Orígenes: el reencuentro con mis abuelas
Diego FernándezMartes 2 de junio de 2020
ACTUALIZADO : Martes 9 de junio de 2020 a las 16:05 H
8 minutos
Martes 2 de junio de 2020
8 minutos
Pasar un confinamiento solo es duro y el que diga lo contrario, miente. A los que no compartimos vivienda, el coronavirus nos ha prohibido los abrazos tras convertirlos en bien de primera necesidad. La pandemia nos ha maltratado el ánimo. Por suerte, esta soledad no ha sido sinónimo de incomunicación. Ha habido muchas videollamadas y vecinos que han mantenido a flote a este náufrago del kilómetro 0. Me han permitido no terminar a la deriva.
Ahora en fase 1, tengo un hueco entre los afortunados. Vivo en Madrid, pero soy de Getafe. Una de las ciudades de extrarradio de las denominadas del ‘cinturón rojo’ por sus galones en la lucha obrera de la transición. Mi familia y buena parte de los amigos de toda la vida están allí. No tengo que esperar a que los viajes entre comunidades estén permitidos para poder verles. Al regresar a mis orígenes, he comprobado que el paisaje y el que lo observa han cambiado.
La casa en la que me crié, la de mis padres, está en un barrio de trabajadores. Aquí, el telón de fondo lo componen los toldos verdes de los bloques de pisos. Para mí, el barrio antes carecía de encanto, sin embargo, ahora rezuma cariño. Igual que el colegio de ladrillo visto en el que estudie o el parque al que poco a poco fueron arrancando los árboles para plantarle baldosas y bancos. Al llegar a esta zona, me encuentro con niños jugando. Sus gritos ya no me molestan. Tampoco lo hacen los tres pisos que tengo que subir para por fin poder ver a mis padres y a mi hermano.

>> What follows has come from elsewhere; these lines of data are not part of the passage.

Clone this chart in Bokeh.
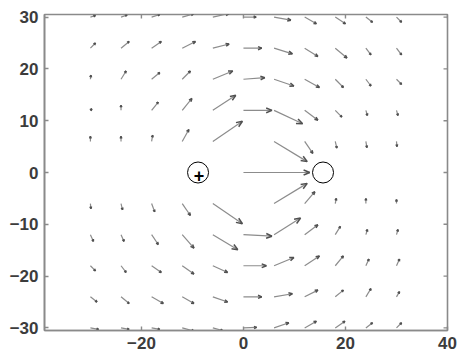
import math
from bokeh.plotting import figure
from bokeh.models import ColumnDataSource, LinearAxis, FixedTicker, Range1d
from bokeh.core.properties import value
from bokeh.embed import file_html
from bokeh.resources import INLINE

# grid of the vector field
grid_x = [-30, -24, -18, -12, -6, 0, 6, 12, 18, 24, 30]
grid_y = [30, 24, 18, 12, 6, 0, -6, -12, -18, -24, -30]

# arrow components (None = no arrow drawn)
u_rows = [
    [1.0, 1.2, 1.6, 2.2, 3.2, 2.5, 3.3, 2.3, 2.0, 1.3, 1.0],
    [1.0, 1.6, 1.9, 2.6, 3.2, 3.6, 3.6, 2.6, 2.3, 1.0, 1.0],
    [0.1, 1.0, 1.6, 1.6, 3.9, 4.2, 3.9, 2.9, 1.6, 1.0, 1.0],
    [0.3, 0.0, 1.3, 1.9, 4.5, 5.6, 5.6, 2.6, 1.3, 0.3, 0.3],
    [0.0, 0.0, 0.2, 1.3, 5.8, None, 6.5, 1.6, 0.3, 0.2, 0.1],
    [None, None, None, None, None, 13.0, None, None, None, None, None],
    [0.1, 0.3, 0.6, 1.6, 5.8, None, 6.5, 2.0, 0.2, 0.0, 0.0],
    [0.6, 0.6, 1.3, 2.3, 4.9, 5.6, 5.2, 2.6, 1.0, 0.3, 0.3],
    [1.0, 1.0, 1.9, 2.3, 2.9, 4.5, 3.9, 2.9, 1.6, 0.6, 0.6],
    [1.3, 1.6, 2.3, 2.3, 2.9, 3.6, 3.6, 2.6, 1.6, 1.0, 0.6],
    [1.6, 1.6, 1.6, 2.3, 1.9, 2.6, 2.9, 2.3, 1.9, 1.3, 1.0],
]
v_rows = [
    [0.3, 0.4, 0.5, 0.6, 0.7, 0.0, -0.6, -1.3, -1.3, -1.0, -1.0],
    [1.0, 1.3, 1.3, 1.3, 0.8, 0.0, -1.1, -1.6, -1.9, -1.3, -1.3],
    [0.8, 1.6, 1.3, 1.6, 1.6, 0.3, -1.3, -1.6, -1.6, -1.3, -1.0],
    [0.3, 1.0, 1.6, 2.3, 2.9, 0.0, -2.6, -1.9, -1.3, -1.0, -1.0],
    [1.0, 1.0, 1.2, 2.3, 3.9, None, -3.9, -2.3, -1.3, -1.2, -1.0],
    [None, None, None, None, None, 0.0, None, None, None, None, None],
    [-1.0, -1.2, -1.6, -2.3, -3.9, None, 3.9, 2.3, 1.0, 1.0, 0.8],
    [-1.3, -1.3, -1.9, -2.6, -2.9, -0.3, 3.2, 1.9, 1.6, 1.0, 1.0],
    [-1.0, -1.3, -1.3, -1.6, -1.3, 0.0, 1.6, 1.9, 1.9, 1.3, 1.3],
    [-1.0, -1.3, -1.3, -1.3, -1.0, 0.0, 0.6, 1.3, 1.3, 1.6, 1.0],
    [-0.3, -0.3, -0.3, -0.6, -0.5, 0.1, 1.0, 1.3, 1.3, 1.0, 1.0],
]

# charges
charge_x = [-8.9, 15.6]
charge_y = [0, 0]
charge_label = ["+", ""]

x_ticks = [-20, 0, 20, 40]
y_ticks = [-30, -20, -10, 0, 10, 20, 30]

X_MIN, X_MAX = -39, 40
Y_MIN, Y_MAX = -30.5, 30.5

# build shafts and heads
x0, y0, x1, y1 = [], [], [], []
hx0, hy0, hx1, hy1 = [], [], [], []
for j, yy in enumerate(grid_y):
    for i, xx in enumerate(grid_x):
        u = u_rows[j][i]
        v = v_rows[j][i]
        if u is None or v is None:
            continue
        ex, ey = xx + u, yy + v
        x0.append(xx); y0.append(yy); x1.append(ex); y1.append(ey)
        L = math.hypot(u, v)
        if L == 0:
            continue
        ang = math.atan2(v, u)
        h = min(max(0.22 * L, 0.45), 1.3)
        for s in (1, -1):
            a = ang + math.pi + s * 0.38
            hx0.append(ex); hy0.append(ey)
            hx1.append(ex + h * math.cos(a)); hy1.append(ey + h * math.sin(a))

p = figure(width=459, height=356, output_backend="svg", toolbar_location=None,
           x_range=Range1d(X_MIN, X_MAX), y_range=Range1d(Y_MIN, Y_MAX),
           min_border_left=44, min_border_right=12, min_border_top=14, min_border_bottom=26,
           x_axis_location=None, y_axis_location=None)
p.xgrid.visible = False
p.ygrid.visible = False
p.outline_line_color = "#8a8a8a"
p.outline_line_width = 1.6
p.background_fill_color = "white"
p.border_fill_color = "white"

def style_axis(ax, ticks):
    ax.ticker = FixedTicker(ticks=ticks)
    ax.axis_line_color = "#8a8a8a"
    ax.axis_line_width = 1.6
    ax.major_tick_line_color = "#8a8a8a"
    ax.major_tick_line_width = 1.4
    ax.major_tick_in = 4
    ax.major_tick_out = 0
    ax.minor_tick_line_color = None
    ax.major_label_text_font = "Liberation Sans"
    ax.major_label_text_font_style = "bold"
    ax.major_label_text_font_size = "17px"
    ax.major_label_text_color = "#3c3c3c"
    ax.major_label_standoff = 6

bx = LinearAxis(); style_axis(bx, x_ticks); p.add_layout(bx, "below")
ly = LinearAxis(); style_axis(ly, y_ticks); p.add_layout(ly, "left")

# inward ticks on the top and right box edges
tick_dx = 0.78
tick_dy = 0.78
p.segment(x0=x_ticks, y0=[Y_MAX] * len(x_ticks), x1=x_ticks, y1=[Y_MAX - tick_dy] * len(x_ticks),
          line_color="#8a8a8a", line_width=1.4)
p.segment(x0=[X_MAX] * len(y_ticks), y0=y_ticks, x1=[X_MAX - tick_dx] * len(y_ticks), y1=y_ticks,
          line_color="#8a8a8a", line_width=1.4)

p.segment(x0=x0, y0=y0, x1=x1, y1=y1, line_color="#8c8c8c", line_width=1.2)
p.segment(x0=hx0, y0=hy0, x1=hx1, y1=hy1, line_color="#505050", line_width=1.5)

src = ColumnDataSource(dict(x=charge_x, y=charge_y, t=charge_label))
p.scatter(x="x", y="y", source=src, size=21, fill_color="white", line_color="black", line_width=1)
p.text(x="x", y="y", text="t", source=src, text_align="center", text_baseline="middle",
       text_font=value("Liberation Sans"), text_font_style="bold", text_font_size="18px",
       text_color="black", x_offset=1, y_offset=3)

open("out.html", "w").write(file_html(p, INLINE))
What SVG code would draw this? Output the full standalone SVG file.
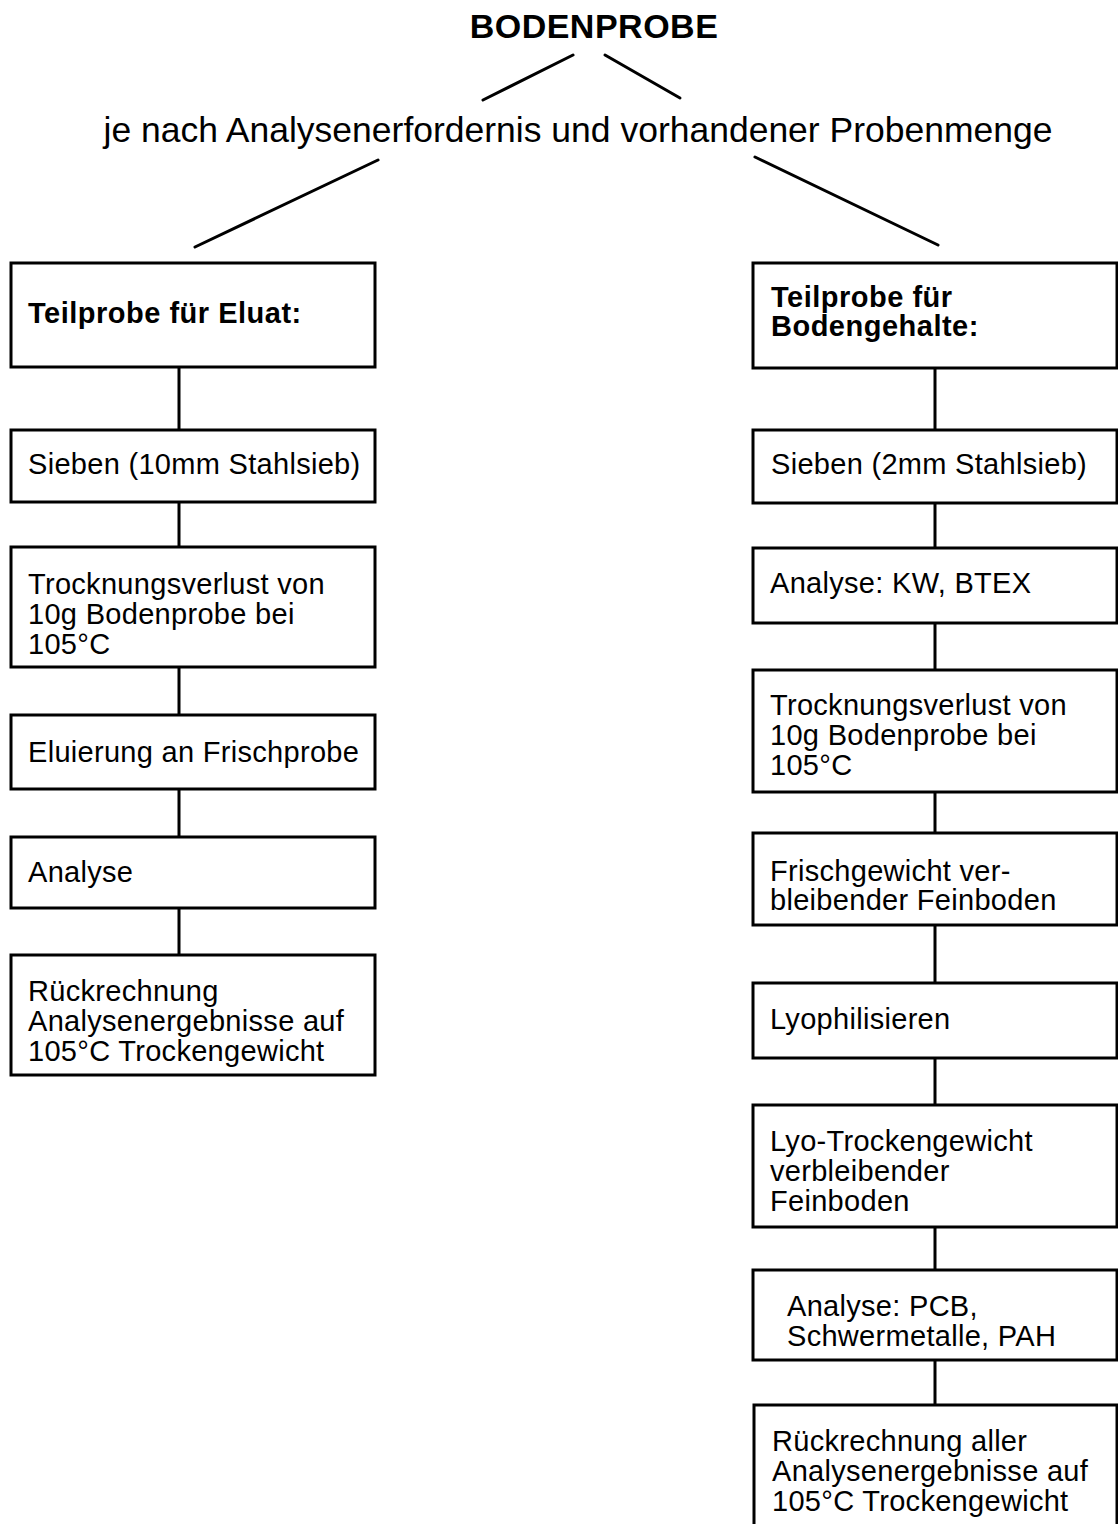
<svg xmlns="http://www.w3.org/2000/svg" width="1118" height="1524" viewBox="0 0 1118 1524">
<style>
.box{fill:#fff;stroke:#000;stroke-width:3}
.c line{stroke:#000;stroke-width:3;stroke-linecap:round}
text{font-family:"Liberation Sans",Arial,sans-serif;fill:#000}
.t{font-size:29px;letter-spacing:0.3px}
.b{font-size:29px;font-weight:bold;letter-spacing:0.5px}
</style>
<rect width="1118" height="1524" fill="#fff"/>
<g id="title">
<text x="594" y="38" text-anchor="middle" style="font-size:34px;font-weight:bold;letter-spacing:0.5px">BODENPROBE</text>
</g>
<g id="subtitle">
<text x="578" y="142" text-anchor="middle" style="font-size:35px" textLength="949" lengthAdjust="spacingAndGlyphs">je nach Analysenerfordernis und vorhandener Probenmenge</text>
</g>
<g class="c" id="connectors">
<line x1="483" y1="100" x2="573" y2="55"/>
<line x1="605" y1="55" x2="680" y2="98"/>
<line x1="378" y1="160" x2="195" y2="247"/>
<line x1="755" y1="157" x2="938" y2="245"/>
<line x1="179" y1="367" x2="179" y2="430"/>
<line x1="179" y1="502" x2="179" y2="547"/>
<line x1="179" y1="667" x2="179" y2="715"/>
<line x1="179" y1="789" x2="179" y2="837"/>
<line x1="179" y1="908" x2="179" y2="955"/>
<line x1="935" y1="368" x2="935" y2="430"/>
<line x1="935" y1="503" x2="935" y2="548"/>
<line x1="935" y1="623" x2="935" y2="670"/>
<line x1="935" y1="792" x2="935" y2="833"/>
<line x1="935" y1="925" x2="935" y2="983"/>
<line x1="935" y1="1058" x2="935" y2="1105"/>
<line x1="935" y1="1227" x2="935" y2="1270"/>
<line x1="935" y1="1360" x2="935" y2="1405"/>
</g>
<g id="L1"><rect class="box" x="11" y="263" width="364" height="104"/><text class="b" x="28" y="323">Teilprobe für Eluat:</text></g>
<g id="L2"><rect class="box" x="11" y="430" width="364" height="72"/><text class="t" x="28" y="474">Sieben (10mm Stahlsieb)</text></g>
<g id="L3"><rect class="box" x="11" y="547" width="364" height="120"/><text class="t" x="28" y="594">Trocknungsverlust von</text><text class="t" x="28" y="624">10g Bodenprobe bei</text><text class="t" x="28" y="654">105°C</text></g>
<g id="L4"><rect class="box" x="11" y="715" width="364" height="74"/><text class="t" x="28" y="762">Eluierung an Frischprobe</text></g>
<g id="L5"><rect class="box" x="11" y="837" width="364" height="71"/><text class="t" x="28" y="882">Analyse</text></g>
<g id="L6"><rect class="box" x="11" y="955" width="364" height="120"/><text class="t" x="28" y="1001">Rückrechnung</text><text class="t" x="28" y="1031">Analysenergebnisse auf</text><text class="t" x="28" y="1061">105°C Trockengewicht</text></g>
<g id="R1"><rect class="box" x="753" y="263" width="364" height="105"/><text class="b" x="771" y="307">Teilprobe für</text><text class="b" x="771" y="336">Bodengehalte:</text></g>
<g id="R2"><rect class="box" x="753" y="430" width="364" height="73"/><text class="t" x="771" y="474">Sieben (2mm Stahlsieb)</text></g>
<g id="R3"><rect class="box" x="753" y="548" width="364" height="75"/><text class="t" x="770" y="593">Analyse: KW, BTEX</text></g>
<g id="R4"><rect class="box" x="753" y="670" width="364" height="122"/><text class="t" x="770" y="715">Trocknungsverlust von</text><text class="t" x="770" y="745">10g Bodenprobe bei</text><text class="t" x="770" y="775">105°C</text></g>
<g id="R5"><rect class="box" x="753" y="833" width="364" height="92"/><text class="t" x="770" y="881">Frischgewicht ver-</text><text class="t" x="770" y="910">bleibender Feinboden</text></g>
<g id="R6"><rect class="box" x="753" y="983" width="364" height="75"/><text class="t" x="770" y="1029">Lyophilisieren</text></g>
<g id="R7"><rect class="box" x="753" y="1105" width="364" height="122"/><text class="t" x="770" y="1151">Lyo-Trockengewicht</text><text class="t" x="770" y="1181">verbleibender</text><text class="t" x="770" y="1211">Feinboden</text></g>
<g id="R8"><rect class="box" x="753" y="1270" width="364" height="90"/><text class="t" x="787" y="1316">Analyse: PCB,</text><text class="t" x="787" y="1346">Schwermetalle, PAH</text></g>
<g id="R9"><rect class="box" x="754" y="1405" width="363" height="125"/><text class="t" x="772" y="1451">Rückrechnung aller</text><text class="t" x="772" y="1481">Analysenergebnisse auf</text><text class="t" x="772" y="1511">105°C Trockengewicht</text></g>
</svg>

Tras más de setenta días, por fin les veo pasar de las dos dimensiones a las tres. La sensación es extraña. Nunca me he considerado una persona cariñosa, pero el afecto se palpa a distancia de seguridad. También he podido visitar a mis dos abuelas. La que sigue jugando al escondite con el coronavirus y ‘la superviviente’ que lo ha sobrevivido. Una de ellas me preguntó que si falta mucho para poder volver a salir a la calle de una forma normal. Se refiere a sin mascarilla. Como la respuesta no terminó de convencerla, decidió repreguntar una y otra vez en busca de una opción menos pesimista. Mi otra abuela me dijo que estoy “más hermoso”, síntoma claro de que en el confinamiento he engordado.
Cuando estalló la crisis del coronavirus, este nieto que les escribe, tenía miedo de no volver a ver a sus abuelas. Por eso decidí fotografiarlas. A una no la hizo demasiada gracia porque aún no ha podido ir a la peluquería. La que me hizo tortilla para merendar, intentó a toda velocidad ponerse coqueta antes del retrato, atusándose el pelo.
Ellas son mis orígenes de carne y hueso. Las raíces que me han permitido permanecer atado a la cordura en las horas eternas del confinamiento en solitario. Los orígenes son importantes. Cuando las fuerzas escasean, conviene volver a ver a las primeras personas que conocimos o caminar por las casas y calles que nos vieron dar nuestros primeros pasos. Suele ser un buen tratamiento para recargar energías. Por lo menos conmigo, esta medicina funciona.
Diego Fernández es periodista en La Sexta Columna (La Sexta).